Perhaps the most fascinating trademark of Zangief’s play style is the notion of taking damage to gather information about your opponent, train them to repeat predictable patterns, and open up offensive opportunities. Valle once told me that the lifebar is the greatest mindgame of all, and it’s true in a number of ways.

If you feed your opponent consistent damage on a regular basis, it becomes very difficult for them to turn away from that steady reward stream and very easy to forget your other options. Watch how Viscant’s SF4 Zangief eats two low fierces to set up one SPD grab, which equals out the damage then sets up a wakeup game netting Gief even more damage. Believe it or not, this is actually a common advanced tactic among Zangief users and an extremely important facet of Street Fighter for all players to understand.

That’s three critical lessons you can learn from playing Zangief: how to set up throws, how to score damage by feigning throws, and how to trade a little vitality for vital information. What are you waiting for? Go play Gief for a couple of weeks!

14 thoughts on “Grappler Training

  1. ano

    its weird my friend that plays gief (ST, alpha games, sf4, etc) / tager / hugo / etc, when we play marvel the thing that always scares the shit out of me is he uses santhrax and or team scrub and then captain commando comes out and i swear to god captain commando is grapple character because this dude makes me terrified just all sorts of ways when he has commando on point like i snap in commando and then commando kills my whole team with tick grabs and i’m like WTF? i tech many of them but he just KNOWS how to do it so well and he mashes it for a lot of damage… marvel isn’t a game known for its throws and throw setups but dear lord and then i’m expecting a throw or something and i try to tech or jump out and then he makes me die for that too…

    the funny thing is that if you don’t mash and he mashes he can make commando’s throw do 100% damage he did this to one of my friends who didnt mash when he got thrown and we laughed so hard

  2. Bob Sagat

    “ST Gief/T.Hawk/Bison”

    B-Bison? I know he’s got a good throw, but I see him more as a TOD combo-machine…

  3. Maj Post author

    ano: Awesome story and a perfect example of what i was getting at. Thanks for taking the time to post it, sir. It’s funny because you can definitely tell someone’s preferred character background by their overall play style in recent games – especially when they look at a character like Commando and see a potential grappler.
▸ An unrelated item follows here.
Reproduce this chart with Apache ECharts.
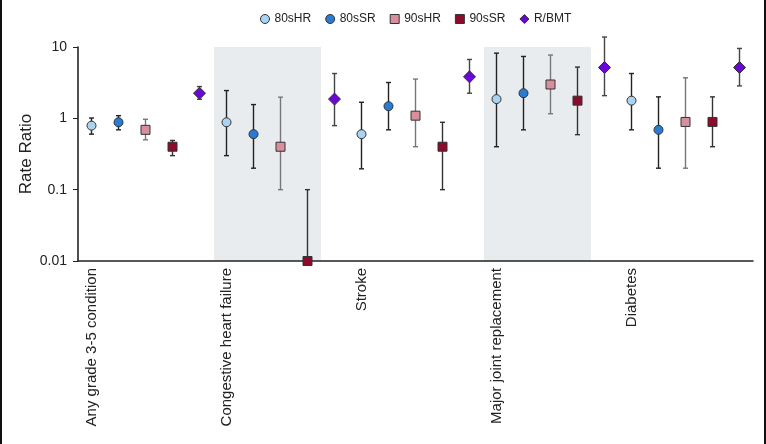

    Bob Sagat: Haha i’ve heard more than one person refer to ST Bison as mini-Gief. His whole offense is predecated upon throw mixups and meaty setups. The fact that he has deadly combos off those mixups makes him even more dangerous. But when you think about it, he doesn’t really have a reliable/safe overhead so he needs a strong throw game to make an impact.

  4. chulo313

    For me its just something about throwing an opponent that gets in their head that frazzles them. In marvel i would zone with omega red or rush down colossus. With hugo & gief a spd seems like a opponent can go in sloppy mode.

  5. jamheald

    The good thing about non-grapplers with decent throws is that they normally have more set ups, like I abusing the cr.hp anti air xx spiral as a throw set up, and of course she has the slide.

  6. Kareeem

    Bisons throw game in ST is ridiculous, being able to tick of his specials with unusual blockstun makes it a pain to deal with.

    Good little writeup. Having a strong throw game has always been somewhat of a priority in picking characters for me, there is something about throws that makes it a little humiliating to get hit by them, even if a combo is more devastating health wise.

  7. todzilla26

    This is an awesome article. I’ve been trying to expand my character base from ryu and I figured gief would be good because 1. He plays nothing like shotos and 2. I’m sometimes scarred out of my mind playing against him. This is great insight on how to start my approach with him and gives me something to work on. Thanks for another solid article.

  8. Maj Post author

    Asking for WW throw ranges is funny because the official established answer is “pretty far fool.” Back in those days you were lucky if the manual included a movelist. There wouldn’t be any WW data at all if HSF2 hadn’t made it vaguely relevant again.

  9. xXSkyscraperXx

    I really enjoy the article. My inglish writing is rustic and I can’t express right without google translate lol thanx maj

  10. The Jack Of Hearts

    The thing about Zangief that gets me is the 360 command. I can’t seem to pull it off without leaping towards my opponent. Though I don’t really practice with him, but I definitely plan to.

  11. DiscoC

    The Jack Of Hearts :
    The thing about Zangief that gets me is the 360 command. I can’t seem to pull it off without leaping towards my opponent. Though I don’t really practice with him, but I definitely plan to.

    Just so you know, in S/SFIV (and in other SFs, I believe) you only have to hit five directions, then a Punch to SPD (example: start with Back, roll to Foward, then Up/Forward+Punch). When I learned about that, I found Gief to be more approachable.

    It’s funny what learning another character can teach you. Just today, I was fighting this Cody player in SSFIV online. I now main Ryu, but I used to main Cody, and one thing that every Cody player knows is that b+MP is his best anti-air normal.

    During that match, I went to jump in, but Cody hit me with (surprise) b+MP. After I landed, my brain told me, “He knows about b+MP; don’t jump again, fool!”